Pre-chilling the mixing glass in the freezer for 10-15 minutes before use reduces unnecessary dilution and produces a colder finished cocktail.

Muddler

A muddler presses fresh herbs, citrus wedges, or fruit against the bottom of a glass or shaker to release juices and aromatic oils. Essential for a Mojito, Mint Julep, Caipirinha, or any recipe calling for muddled mint, lime, or fruit.

Choose a muddler with a flat, smooth base for herbs (to press without tearing) and a length of at least 8 inches to reach the bottom of a tall glass without hitting your hand on the rim.
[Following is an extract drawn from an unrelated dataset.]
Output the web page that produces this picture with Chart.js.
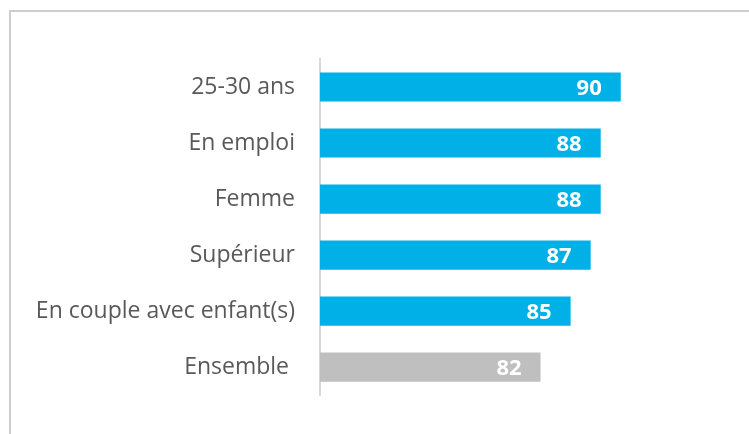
<!DOCTYPE html>
<html>
<head>
<meta charset="utf-8">
<script src="https://cdn.jsdelivr.net/npm/chart.js@4"></script>
<style>
  html, body { margin: 0; padding: 0; background: #fff; }
  #wrap { position: relative; width: 749px; height: 434px; overflow: hidden; }
  #cadre { position: absolute; left: 9px; top: 10px; width: 800px; height: 500px;
           border-top: 2px solid #cdcdcd; border-left: 2px solid #cdcdcd; }
  canvas { position: absolute; left: 0; top: 0; }
</style>
</head>
<body>
<div id="wrap">
  <div id="cadre"></div>
  <canvas id="graphique" width="749" height="434"></canvas>
</div>
<script>
// données
const categories = ["25-30 ans", "En emploi", "Femme", "Supérieur", "En couple avec enfant(s)", "Ensemble "];
const valeurs = [90, 88, 88, 87, 85, 82];
const couleurs = ["#00b0e6", "#00b0e6", "#00b0e6", "#00b0e6", "#00b0e6", "#bfbfbf"];

// étiquettes blanches dans les barres
const etiquettes = {
    id: "etiquettes",
    afterDatasetsDraw(chart) {
        const ctx = chart.ctx;
        const meta = chart.getDatasetMeta(0);
        ctx.save();
        ctx.font = "bold 22px 'Open Sans'";
        ctx.fillStyle = "#ffffff";
        ctx.textAlign = "right";
        ctx.textBaseline = "middle";
        meta.data.forEach((bar, i) => {
            ctx.fillText(String(valeurs[i]), bar.x - 19, bar.y + 2);
        });
        ctx.restore();
    }
};

const ctx = document.getElementById("graphique").getContext("2d");
new Chart(ctx, {
    type: "bar",
    data: {
        labels: categories,
        datasets: [{
            data: valeurs,
            backgroundColor: couleurs,
            borderWidth: 0,
            categoryPercentage: 1,
            barPercentage: 0.52
        }]
    },
    options: {
        indexAxis: "y",
        responsive: false,
        animation: false,
        layout: { padding: { left: 0, top: 59, bottom: 36, right: 28 } },
        plugins: { legend: { display: false }, tooltip: { enabled: false } },
        scales: {
            x: { display: false, min: 60, max: 100 },
            y: {
                afterFit: s => { s.width = 320; },
                grid: { display: false, drawTicks: false },
                border: { display: true, color: "#d9d9d9", width: 2 },
                ticks: {
                    padding: 25,
                    color: "#595959",
                    font: { family: "'Open Sans'", size: 23 }
                }
            }
        }
    },
    plugins: [etiquettes]
});
</script>
</body>
</html>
Useful Upgrades: Tools Worth Adding Next

Once you have the six essentials, three additional tools expand what you can make and improve the quality of finished drinks.

A fine mesh strainer (cocktail strainer) is a small, fine-mesh strainer held over the serving glass for double-straining after the Hawthorne. It catches fine citrus pulp, small ice chips, and herb particles that get through the Hawthorne spring. It costs very little and makes a visible difference in any drink with fresh citrus or egg white.

A Y-peeler or channel knife for citrus twists. Many stirred cocktails — the Martini, Old Fashioned, Negroni — finish with an expressed orange or lemon peel. A Y-peeler makes wide, flat citrus twists that hold their shape and express oils cleanly. A channel knife cuts a thin spiral of peel for garnish.

A citrus juicer that can handle limes and lemons efficiently. Fresh juice makes a measurable difference in any sour-style cocktail. A simple handheld Mexican-style press juicer is the most efficient option for bar use — it squeezes more juice with less effort than a manual reamer.

What to Look for When Buying

Material matters. Stainless steel tools are the standard for professional use: durable, easy to clean, and resistant to the acids and alcohol they regularly contact. Avoid tools with rubber grips that are glued rather than molded — they peel within weeks of regular bar use.

Weight and balance. A heavier shaker tin stays in your hand more securely under the pressure of hard shaking. A heavier bar spoon has better momentum for stirring. Cheap, lightweight tools feel unstable in use.

Avoid novelty sets. The all-in-one bar tool kits sold in retail gift shops typically contain low-quality versions of each tool at the cost of a single good one. It is more economical to buy one quality Boston shaker and one quality Japanese jigger than a 10-piece kit where nothing performs reliably.